- From: Markus Ernst <derernst@gmx.ch>
- Date: Sun, 27 May 2012 14:23:19 +0200
- To: Adam Barth <w3c@adambarth.com>
- Cc: whatwg <whatwg@lists.whatwg.org>, Eric Seidel <eric@webkit.org>, Ojan Vafai <ojan@chromium.org>
Am 27.05.2012 12:19 schrieb Adam Barth: > On Sun, May 27, 2012 at 3:00 AM, Markus Ernst<derernst@gmx.ch> wrote: >> Am 27.05.2012 02:16 schrieb Adam Barth: >>> I've added a proposal to the wiki >>> <http://wiki.whatwg.org/wiki/AllowSeamless> about letting a document >>> indicate that it is willing to be displayed seamlessly with a >>> cross-origin parent. This proposal is a refinement of the approach >>> previously discussed in this thread: >>> <http://old.nabble.com/crossorigin-property-on-iframe-td33677754.html>. >>> >>> Let me know if you have any feedback. >> >> I have a strong feeling that per-origin control should be made easy for >> authors. I must admit that I am not familiar with the mechanisms you name, >> Frame-Options and ancestor-origins - and both are quite hard to google for. >> From what I found I assume both are about HTTP headers. >> >> If they are solutions that can be used easily with server-side languages >> such as PHP, I think we can live with it. But anyway it is a complication; >> I'd personnally prefer something like >> allowseemles="example.org, *.example.org, shop.otherdomain.com" >> >> Or maybe space separated, and separate inherit-style with comma: >> allowseemles="example.org *.example.org shop.otherdomain.com, inherit-style" >> >> (Regardless of whether it is in the HTML element or in a META element.) > > I had difficulty coming up with use cases that weren't better served > with frame-ancestors and/or Frame-Options. Do you have a specific use > case in mind to explain your feelings?
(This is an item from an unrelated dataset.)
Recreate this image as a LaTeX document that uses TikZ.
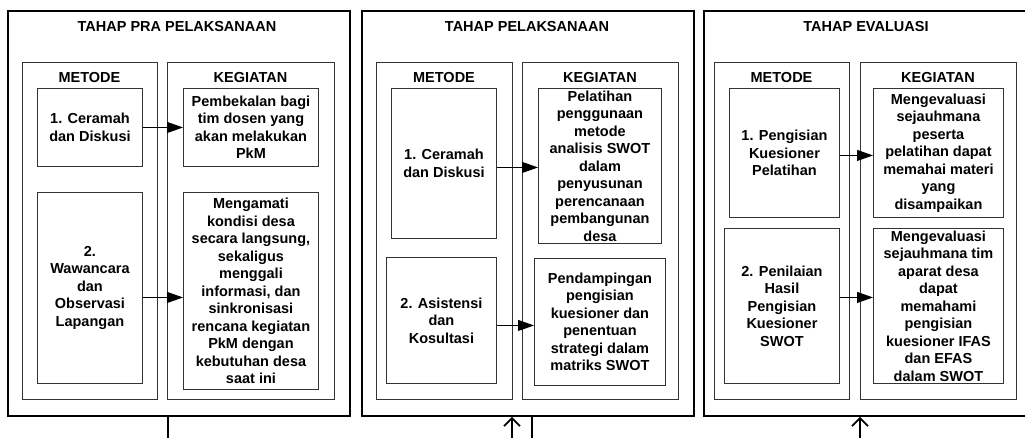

My use case is a content provider, who provides e.g. a Sudoku application or a weather forecast for wind surfers. Paying customers are allowed to embed the content seamlessly in their web sites. The content can also be embedded for free, but not seamlessly. The content provider includes some corporate info, such as his/her own logo, and a "provided by XY" notice and link to his/her own page. The paying customers then can apply their own styling, and set the corporate info to "display:none" in the style sheet of the top document, via seamless embedding.